Records shown

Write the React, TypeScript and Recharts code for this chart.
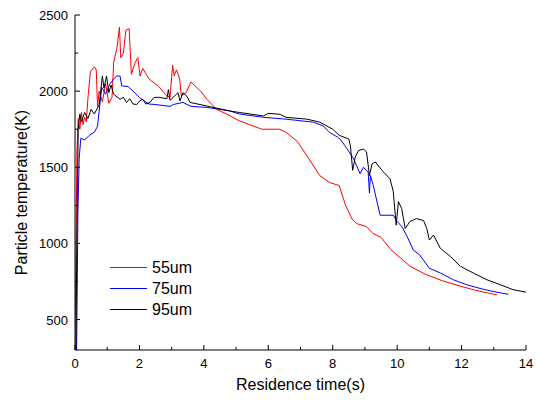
import { Label, Legend, Line, LineChart, XAxis, YAxis } from 'recharts';

const FONT = '"Liberation Sans", Arial, sans-serif';

// residence time (s) / particle temperature (K)
const time55 = [0, 0.03, 0.06, 0.1, 0.15, 0.2, 0.25, 0.3, 0.35, 0.4, 0.48, 0.6, 0.66, 0.7, 0.75, 0.85, 0.95, 1.05, 1.15, 1.2, 1.3, 1.38, 1.42, 1.5, 1.58, 1.68, 1.75, 1.85, 1.95, 2.02, 2.1, 2.3, 2.6, 2.85, 2.95, 3.03, 3.08, 3.15, 3.25, 3.3, 3.45, 3.6, 3.7, 3.9, 4.1, 4.4, 4.7, 5.1, 5.8, 6.35, 6.55, 6.9, 7.2, 7.6, 7.9, 8.2, 8.4, 8.6, 8.75, 9.05, 9.25, 9.5, 9.8, 10.1, 10.4, 10.9, 11.4, 11.95, 12.4, 12.8, 13.1];
const temp55 = [300, 1000, 1600, 1820, 1750, 1860, 1780, 1830, 1800, 1950, 2130, 2160, 2140, 1900, 2000, 1930, 2050, 1920, 1960, 2190, 2280, 2420, 2220, 2250, 2400, 2410, 2110, 2180, 2220, 2100, 2150, 2080, 2030, 1970, 1960, 2170, 2100, 2140, 2080, 1970, 1990, 2060, 2040, 2000, 1945, 1880, 1850, 1805, 1750, 1750, 1730, 1670, 1575, 1445, 1400, 1380, 1250, 1160, 1130, 1110, 1065, 1040, 960, 905, 850, 795, 755, 720, 694, 675, 662];

const time75 = [0.05, 0.09, 0.13, 0.18, 0.3, 0.45, 0.6, 0.7, 0.75, 0.83, 0.95, 1.08, 1.2, 1.3, 1.4, 1.45, 1.65, 1.8, 2.0, 2.3, 2.45, 2.95, 3.05, 3.35, 3.6, 4.1, 4.8, 5.1, 5.85, 6.55, 7.4, 7.7, 7.9, 8.15, 8.25, 8.45, 8.65, 8.85, 8.95, 9.1, 9.14, 9.17, 9.26, 9.47, 9.88, 10.0, 10.15, 10.3, 10.5, 10.7, 11.0, 11.35, 11.75, 12.15, 12.65, 13.1, 13.45];
const temp75 = [300, 1200, 1560, 1690, 1680, 1710, 1730, 1770, 1870, 2025, 1980, 2045, 2080, 2100, 2098, 2035, 2030, 2000, 1958, 1915, 1913, 1900, 1912, 1926, 1900, 1893, 1870, 1850, 1828, 1816, 1796, 1772, 1730, 1698, 1680, 1620, 1555, 1457, 1500, 1470, 1330, 1446, 1380, 1185, 1185, 1144, 1110, 1050, 957, 924, 837, 805, 761, 729, 700, 679, 666];

const time95 = [0.03, 0.06, 0.1, 0.15, 0.2, 0.3, 0.4, 0.5, 0.6, 0.75, 0.85, 0.9, 0.98, 1.05, 1.12, 1.2, 1.4, 1.5, 1.6, 1.7, 1.8, 1.92, 2.0, 2.1, 2.2, 2.33, 2.45, 2.6, 2.85, 2.9, 2.95, 3.1, 3.2, 3.26, 3.35, 3.47, 3.57, 4.1, 4.8, 5.1, 5.85, 6.0, 6.37, 6.55, 7.2, 7.6, 8.0, 8.2, 8.5, 8.55, 8.62, 8.7, 8.8, 8.95, 9.05, 9.14, 9.22, 9.32, 9.57, 9.78, 9.88, 9.97, 10.04, 10.14, 10.25, 10.4, 10.6, 10.82, 10.92, 11.0, 11.13, 11.34, 11.65, 11.96, 12.37, 12.79, 13.2, 13.6, 14];
const temp95 = [300, 1100, 1750, 1850, 1800, 1860, 1820, 1880, 1850, 1910, 2100, 2020, 2100, 1990, 2040, 1980, 1946, 1960, 1925, 1950, 1915, 1913, 1935, 1946, 1915, 1926, 1958, 1960, 1950, 2010, 1940, 1970, 1990, 1935, 1990, 1967, 1926, 1902, 1870, 1860, 1837, 1854, 1848, 1828, 1816, 1796, 1750, 1710, 1685, 1640, 1480, 1567, 1610, 1620, 1600, 1446, 1522, 1535, 1470, 1424, 1340, 1120, 1274, 1229, 1098, 1144, 1163, 1150, 1098, 1022, 1055, 968, 915, 850, 805, 761, 729, 696, 680];

const xTicks = [0, 1, 2, 3, 4, 5, 6, 7, 8, 9, 10, 11, 12, 13, 14];
const yTicks = [500, 750, 1000, 1250, 1500, 1750, 2000, 2250, 2500];

const series = [
  { name: '55um', color: '#ff0000', data: time55.map((t, i) => ({ t, T: temp55[i] })) },
  { name: '75um', color: '#0000ff', data: time75.map((t, i) => ({ t, T: temp75[i] })) },
  { name: '95um', color: '#000000', data: time95.map((t, i) => ({ t, T: temp95[i] })) },
];

function XTick(props: any) {
  const { x, y, payload, side } = props;
  const major = payload.value % 2 === 0;
  const len = major ? 5 : 3;
  const y2 = side === 'top' ? y + len : y - len;
  return (
    <g>
      <line x1={x} x2={x} y1={y} y2={y2} stroke="#000" />
      {side !== 'top' && major && (
        <text x={x} y={y + 18} textAnchor="middle" fontSize={13} fontFamily={FONT} fill="#000">
          {payload.value}
        </text>
      )}
    </g>
  );
}

function YTick(props: any) {
  const { x, y, payload, side } = props;
  const major = payload.value % 500 === 0;
  const len = major ? 5 : 3;
  const x2 = side === 'right' ? x - len : x + len;
  return (
    <g>
      <line x1={x} x2={x2} y1={y} y2={y} stroke="#000" />
      {side !== 'right' && major && (
        <text x={x - 7} y={y + 5} textAnchor="end" fontSize={13} fontFamily={FONT} fill="#000">
          {payload.value}
        </text>
      )}
    </g>
  );
}

function LegendBox() {
  return (
    <div style={{ fontFamily: FONT, fontSize: 16, lineHeight: '21px' }}>
      {series.map((s) => (
        <div key={s.name} style={{ display: 'flex', alignItems: 'center', height: 21 }}>
          <svg width={42} height={21}>
            <line x1={0} x2={37} y1={10.5} y2={10.5} stroke={s.color} strokeWidth={1.2} />
          </svg>
          <span>{s.name}</span>
        </div>
      ))}
    </div>
  );
}

export default function App() {
  return (
    <div style={{ position: 'absolute', left: 0, top: 0 }}>
      <LineChart width={536} height={401} margin={{ top: 15, right: 10, bottom: 0, left: 0 }}>
        <XAxis
          xAxisId={0}
          type="number"
          dataKey="t"
          domain={[0, 14]}
          ticks={xTicks}
          interval={0}
          allowDataOverflow
          height={51}
          tickSize={0}
          tickMargin={0}
          tickLine={false}
          axisLine={{ stroke: '#000' }}
          tick={<XTick side="bottom" />}
        >
          <Label
            content={({ viewBox }: any) => (
              <text
                x={viewBox.x + viewBox.width / 2}
                y={viewBox.y + 40}
                textAnchor="middle"
                fontSize={16}
                fontFamily={FONT}
                fill="#000"
              >
                Residence time(s)
              </text>
            )}
          />
        </XAxis>
        <XAxis
          xAxisId="top"
          orientation="top"
          type="number"
          domain={[0, 14]}
          ticks={xTicks}
          interval={0}
          height={0}
          tickSize={0}
          tickMargin={0}
          tickLine={false}
          axisLine={{ stroke: '#000' }}
          tick={<XTick side="top" />}
        />
        <YAxis
          yAxisId={0}
          type="number"
          domain={[300, 2500]}
          ticks={yTicks}
          interval={0}
          allowDataOverflow
          width={75}
          tickSize={0}
          tickMargin={0}
          tickLine={false}
          axisLine={{ stroke: '#000' }}
          tick={<YTick side="left" />}
        >
          <Label
            content={({ viewBox }: any) => {
              const cx = 21;
              const cy = viewBox.y + viewBox.height / 2 + 10;
              return (
                <text
                  x={cx}
                  y={cy}
                  transform={`rotate(-90 ${cx} ${cy})`}
                  textAnchor="middle"
                  dominantBaseline="central"
                  fontSize={16}
                  fontFamily={FONT}
                  fill="#000"
                >
                  Particle temperature(K)
                </text>
              );
            }}
          />
        </YAxis>
        <YAxis
          yAxisId="right"
          orientation="right"
          type="number"
          domain={[300, 2500]}
          ticks={yTicks}
          interval={0}
          width={0}
          tickSize={0}
          tickMargin={0}
          tickLine={false}
          axisLine={{ stroke: '#000' }}
          tick={<YTick side="right" />}
        />
        <Legend
          layout="horizontal"
          verticalAlign="middle"
          align="center"
          content={<LegendBox />}
          wrapperStyle={{ position: 'absolute', left: 110, top: 257, width: 'auto' }}
        />
        {series.map((s) => (
          <Line
            key={s.name}
            data={s.data}
            dataKey="T"
            name={s.name}
            type="linear"
            stroke={s.color}
            strokeWidth={1}
            dot={false}
            activeDot={false}
            isAnimationActive={false}
          />
        ))}
      </LineChart>
    </div>
  );
}
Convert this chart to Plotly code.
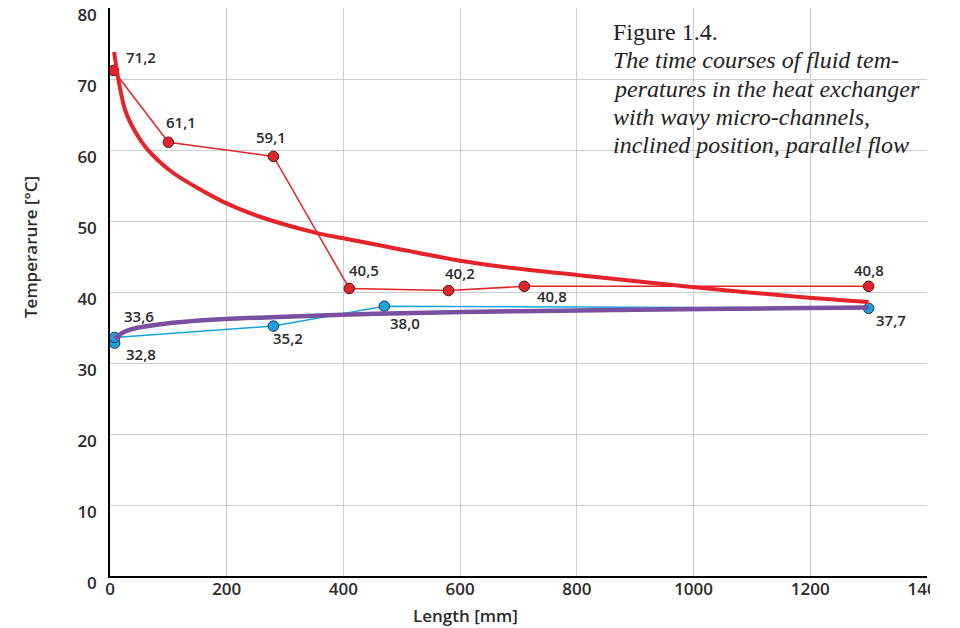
import plotly.graph_objects as go

# ---- data ----
hot_x = [6, 100, 280, 410, 580, 710, 1300]
hot_y = [71.2, 61.1, 59.1, 40.5, 40.2, 40.8, 40.8]
hot_labels = ["71,2", "61,1", "59,1", "40,5", "40,2", "40,8", "40,8"]

cold_x = [8, 8, 280, 470, 1300]
cold_y = [32.8, 33.6, 35.2, 38.0, 37.7]
cold_labels = ["32,8", "33,6", "35,2", "38,0", "37,7"]

# trend curves, values
hot_trend_x = [7, 14, 26, 43, 63, 106, 151, 194, 257, 355, 398, 600, 668, 800, 997, 1183, 1300]
hot_trend_y = [73.8, 70.1, 65.6, 62.6, 60.2, 56.9, 54.6, 52.7, 50.6, 48.3, 47.6, 44.4, 43.6, 42.4, 40.7, 39.3, 38.6]

cold_trend_x = [8, 20, 39, 100, 197, 300, 398, 500, 700, 900, 1148, 1300]
cold_trend_y = [33.4, 34.2, 34.8, 35.6, 36.2, 36.5, 36.8, 37.0, 37.3, 37.5, 37.7, 37.8]

x_ticks = [0, 200, 400, 600, 800, 1000, 1200, 1400]
y_ticks = [0, 10, 20, 30, 40, 50, 60, 70, 80]

x_title = "Length [mm]"
y_title = "Temperarure [°C]"
caption_lines = ["Figure 1.4.",
                 "<i>The time courses of fluid tem-</i>",
                 "<i>peratures in the heat exchanger</i>",
                 "<i>with wavy micro-channels,</i>",
                 "<i>inclined position, parallel flow</i>"]

# label offsets in pixels (x, y-up)
hot_offsets = [(27, 13), (13, 20), (-2, 19), (15, 18), (12, 18), (28, -10), (0, 16)]
cold_offsets = [(26, -11), (24, 21), (15, -12), (21, -17), (22, -12)]

RED = "#e4232b"
BLUE = "#1ba3dd"
PURPLE = "#7a4f9f"
TXT = "#2b2b2b"
FONT = "Open Sans"

# figure sits 8 px into the page (body margin); plot area in figure pixels
W, H = 952, 620
L, R, T, B = 102, 919, 0, 568


def px(xp):
    return (xp - L) / (R - L)


def py(yp):
    return 1 - (yp - T) / (B - T)


fig = go.Figure()

fig.add_trace(go.Scatter(x=hot_x, y=hot_y, mode="lines+markers",
                         line=dict(color=RED, width=1.5),
                         marker=dict(size=10.5, color=RED, line=dict(color="#3a1616", width=1)),
                         showlegend=False, hoverinfo="skip"))
fig.add_trace(go.Scatter(x=cold_x, y=cold_y, mode="lines+markers",
                         line=dict(color=BLUE, width=1.5),
                         marker=dict(size=10.5, color=BLUE, line=dict(color="#1b2f45", width=1)),
                         showlegend=False, hoverinfo="skip"))
fig.add_trace(go.Scatter(x=hot_trend_x, y=hot_trend_y, mode="lines",
                         line=dict(color=RED, width=4, shape="spline", smoothing=0.8),
                         showlegend=False, hoverinfo="skip"))
fig.add_trace(go.Scatter(x=cold_trend_x, y=cold_trend_y, mode="lines",
                         line=dict(color=PURPLE, width=4.5, shape="spline", smoothing=0.8),
                         showlegend=False, hoverinfo="skip"))

for xs, ys, labs, offs in [(hot_x, hot_y, hot_labels, hot_offsets),
                           (cold_x, cold_y, cold_labels, cold_offsets)]:
    for x, y, t, (dx, dy) in zip(xs, ys, labs, offs):
        fig.add_annotation(x=x, y=y, text=t, showarrow=False, xshift=dx, yshift=dy,
                           font=dict(family=FONT, size=15, color=TXT, weight=600))

# caption, one annotation per line (baselines about 28 px apart)
for i, line in enumerate(caption_lines):
    base = 32 + 28.3 * i
    fig.add_annotation(xref="paper", yref="paper", x=px(604), y=py(base),
                       xanchor="left", yanchor="bottom", yshift=-6,
                       text=line, showarrow=False, align="left", borderpad=0,
                       font=dict(family="Liberation Serif", size=24, color="#222222"))

# axis titles
fig.add_annotation(xref="paper", yref="paper", x=px(457), y=py(607), text=x_title,
                   showarrow=False, xanchor="center", yanchor="middle",
                   font=dict(family=FONT, size=17, color=TXT, weight=600))
fig.add_annotation(xref="paper", yref="paper", x=px(22), y=py(239), text=y_title,
                   showarrow=False, textangle=-90, xanchor="center", yanchor="middle",
                   font=dict(family=FONT, size=17, color=TXT, weight=600))

# white cover emulating the right crop of the original
fig.add_shape(type="rect", xref="paper", yref="paper",
              x0=px(922), x1=1.2, y0=-0.2, y1=1.05,
              fillcolor="white", line=dict(width=0), layer="above")

fig.update_layout(
    width=W, height=H,
    margin=dict(l=L, r=W - R, t=T, b=H - B, autoexpand=False),
    paper_bgcolor="white", plot_bgcolor="white",
    xaxis=dict(range=[0, 1400], tickvals=x_ticks, showgrid=True, gridcolor="#cccccc", gridwidth=1.3,
               showline=True, linecolor="black", linewidth=1.5, zeroline=False, automargin=False,
               tickfont=dict(family=FONT, size=17, color=TXT, weight=600),
               ticklabelstandoff=-3, ticklabeloverflow="allow"),
    yaxis=dict(range=[0, 80], tickvals=y_ticks, showgrid=True, gridcolor="#cccccc", gridwidth=1.3,
               showline=True, linecolor="black", linewidth=1.5, zeroline=False, automargin=False,
               tickfont=dict(family=FONT, size=17, color=TXT, weight=600),
               ticklabelstandoff=8, ticklabelshift=7, ticklabeloverflow="allow"),
)

fig.write_html("out.html")
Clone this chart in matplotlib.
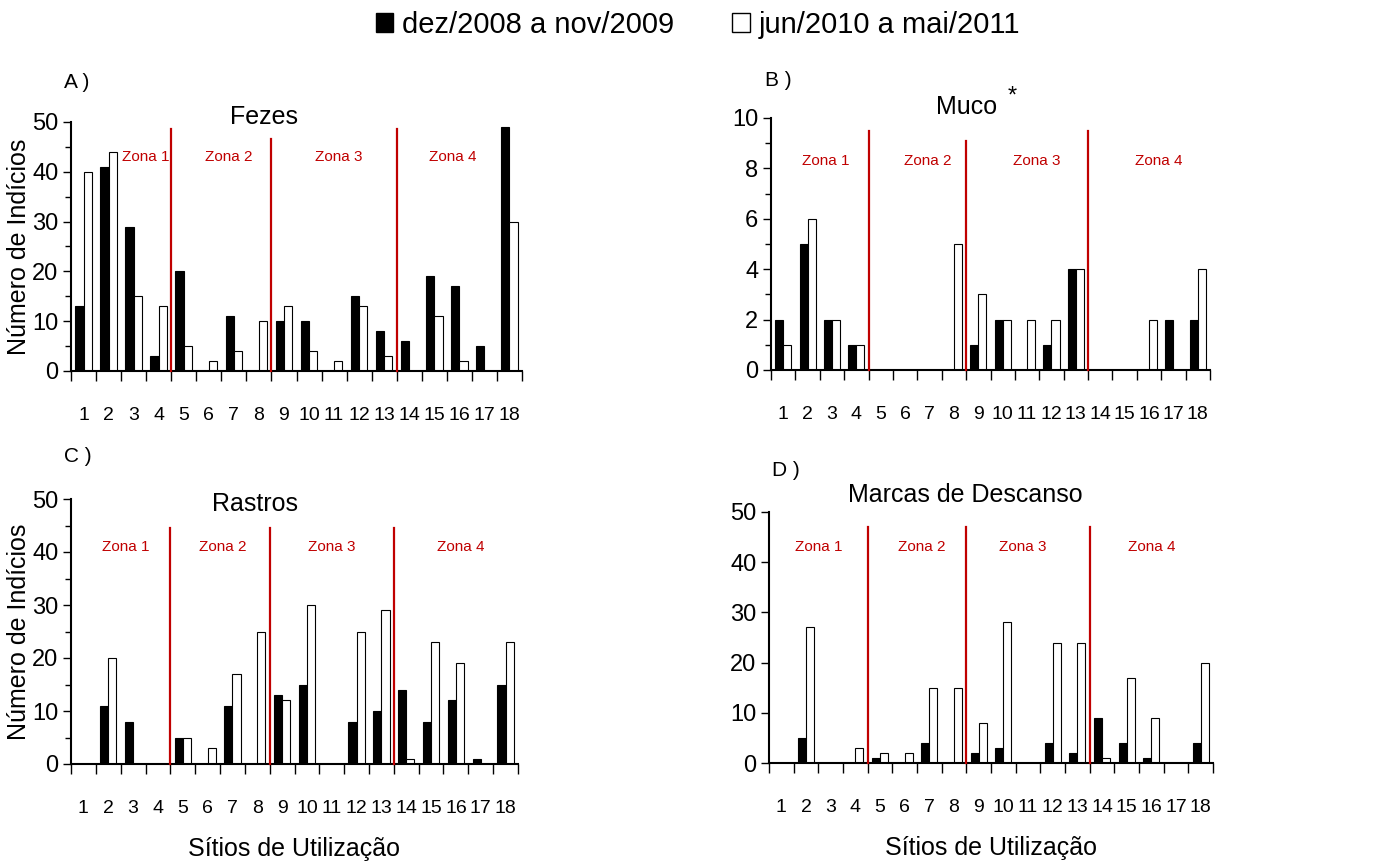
import matplotlib
matplotlib.use("Agg")
import matplotlib.pyplot as plt
import matplotlib.patches as mpatches
import numpy as np

plt.rcParams['font.family'] = ['Liberation Sans', 'DejaVu Sans']

SITES = list(range(1, 19))
SITE_LABELS = [str(s) for s in SITES]
SERIES_NAMES = ["dez/2008 a nov/2009", "jun/2010 a mai/2011"]
ZONES = ["Zona 1", "Zona 2", "Zona 3", "Zona 4"]
ZONE_BOUNDS = [4.5, 8.5, 13.5]

fezes_0809 = [13, 41, 29, 3, 20, 0, 11, 0, 10, 10, 0, 15, 8, 6, 19, 17, 5, 49]
fezes_1011 = [40, 44, 15, 13, 5, 2, 4, 10, 13, 4, 2, 13, 3, 0, 11, 2, 0, 30]

muco_0809 = [2, 5, 2, 1, 0, 0, 0, 0, 1, 2, 0, 1, 4, 0, 0, 0, 2, 2]
muco_1011 = [1, 6, 2, 1, 0, 0, 0, 5, 3, 2, 2, 2, 4, 0, 0, 2, 0, 4]

rastros_0809 = [0, 11, 8, 0, 5, 0, 11, 0, 13, 15, 0, 8, 10, 14, 8, 12, 1, 15]
rastros_1011 = [0, 20, 0, 0, 5, 3, 17, 25, 12, 30, 0, 25, 29, 1, 23, 19, 0, 23]

descanso_0809 = [0, 5, 0, 0, 1, 0, 4, 0, 2, 3, 0, 4, 2, 9, 4, 1, 0, 4]
descanso_1011 = [0, 27, 0, 3, 2, 2, 15, 15, 8, 28, 0, 24, 24, 1, 17, 9, 0, 20]

RED = "#c00000"
W, H = 1381, 868


def px_axes(fig, left, right, top, bottom):
    return fig.add_axes([left / W, (H - bottom) / H, (right - left) / W, (bottom - top) / H])


def panel(ax, a, b, ymax, ystep, title, title_xy, letter, letter_px, zone_x, zone_y, line_tops,
          minor=True, xlabel=False, ylabel=True):
    x = np.array(SITES, dtype=float)
    bw = 0.33
    ax.bar(x - bw / 2, a, width=bw, color="black", edgecolor="black", linewidth=0.8)
    ax.bar(x + bw / 2, b, width=bw, color="white", edgecolor="black", linewidth=0.8)

    ax.set_xlim(0.5, 18.5)
    ax.set_ylim(0, ymax)
    for s in ["top", "right"]:
        ax.spines[s].set_visible(False)
    for s in ["left", "bottom"]:
        ax.spines[s].set_linewidth(1.5)

    ax.set_xticks(np.arange(0.5, 19, 1))
    ax.set_xticklabels([])
    ax.set_xticks(x, minor=True)
    ax.set_xticklabels(SITE_LABELS, minor=True)
    ax.tick_params(axis="x", which="major", direction="out", length=7, width=1)
    ax.tick_params(axis="x", which="minor", length=0, pad=26, labelsize=14)

    ax.set_yticks(np.arange(0, ymax + 0.01, ystep))
    if minor:
        ax.set_yticks(np.arange(ystep / 2, ymax, ystep), minor=True)
    ax.tick_params(axis="y", which="major", direction="out", length=6, width=1, labelsize=17, pad=3)
    ax.tick_params(axis="y", which="minor", direction="out", length=4, width=1)

    for bx, top in zip(ZONE_BOUNDS, line_tops):
        ax.plot([bx, bx], [0, top], color=RED, linewidth=1.6, clip_on=False, zorder=3)
    for zx, zname in zip(zone_x, ZONES):
        ax.text(zx, zone_y, zname, color=RED, fontsize=11, ha="center", va="center")

    ax.text(title_xy[0], title_xy[1], title, fontsize=18, ha="center", va="center", clip_on=False)
    ax.text(letter_px[0] / W, 1 - letter_px[1] / H, letter, fontsize=15, ha="left", va="center",
            transform=ax.figure.transFigure)
    if ylabel:
        ax.set_ylabel("Número de Indícios", fontsize=18)
        bbox = ax.get_position()
        ax.yaxis.set_label_coords((31 / W - bbox.x0) / bbox.width, 0.5)
    if xlabel:
        ax.set_xlabel("Sítios de Utilização", fontsize=18, labelpad=14)


fig = plt.figure(figsize=(W / 100, H / 100), dpi=100)

axA = px_axes(fig, 71, 522, 122, 371)
panel(axA, fezes_0809, fezes_1011, 50, 10, "Fezes", (8.2, 51.0), "A )", (64, 83),
      [3.5, 6.8, 11.2, 15.75], 43, [48.5, 46.5, 48.5])

axB = px_axes(fig, 771, 1210, 118, 370)
panel(axB, muco_0809, muco_1011, 10, 2, "Muco", (8.5, 10.45), "B )", (765, 80),
      [2.75, 6.94, 11.4, 16.4], 8.3, [9.5, 9.1, 9.5], ylabel=False)
axB.text(10.38, 10.85, "*", fontsize=17, ha="center", va="center")

axC = px_axes(fig, 71, 518, 499, 764)
panel(axC, rastros_0809, rastros_1011, 50, 10, "Rastros", (7.9, 49.0), "C )", (64, 457),
      [2.7, 6.6, 11.0, 16.2], 41, [44.5, 44.5, 44.5], xlabel=True)

axD = px_axes(fig, 769, 1213, 512, 763)
panel(axD, descanso_0809, descanso_1011, 50, 10, "Marcas de Descanso", (8.45, 53.3), "D )",
      (772, 470), [2.5, 6.7, 10.8, 16.0], 43, [47, 47, 47],
      minor=False, xlabel=True, ylabel=False)

handles = [mpatches.Patch(facecolor="black", edgecolor="black", label=SERIES_NAMES[0]),
           mpatches.Patch(facecolor="white", edgecolor="black", label=SERIES_NAMES[1])]
fig.legend(handles=handles, loc="center", bbox_to_anchor=(698 / W, 1 - 25 / H), ncol=2,
           frameon=False, fontsize=21, handlelength=0.6, handleheight=0.6, handletextpad=0.3,
           columnspacing=2.0)

fig.savefig("out.png", dpi=100)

Stated task
Nothing but the lines from the one with "Clone this chart in matplotlib." through the one with "11, 2, 0, 30]" is to be copied, exactly and ends included. Leave pictures out.

Response
Clone this chart in matplotlib.
import matplotlib
matplotlib.use("Agg")
import matplotlib.pyplot as plt
import matplotlib.patches as mpatches
import numpy as np

plt.rcParams['font.family'] = ['Liberation Sans', 'DejaVu Sans']

SITES = list(range(1, 19))
SITE_LABELS = [str(s) for s in SITES]
SERIES_NAMES = ["dez/2008 a nov/2009", "jun/2010 a mai/2011"]
ZONES = ["Zona 1", "Zona 2", "Zona 3", "Zona 4"]
ZONE_BOUNDS = [4.5, 8.5, 13.5]

fezes_0809 = [13, 41, 29, 3, 20, 0, 11, 0, 10, 10, 0, 15, 8, 6, 19, 17, 5, 49]
fezes_1011 = [40, 44, 15, 13, 5, 2, 4, 10, 13, 4, 2, 13, 3, 0, 11, 2, 0, 30]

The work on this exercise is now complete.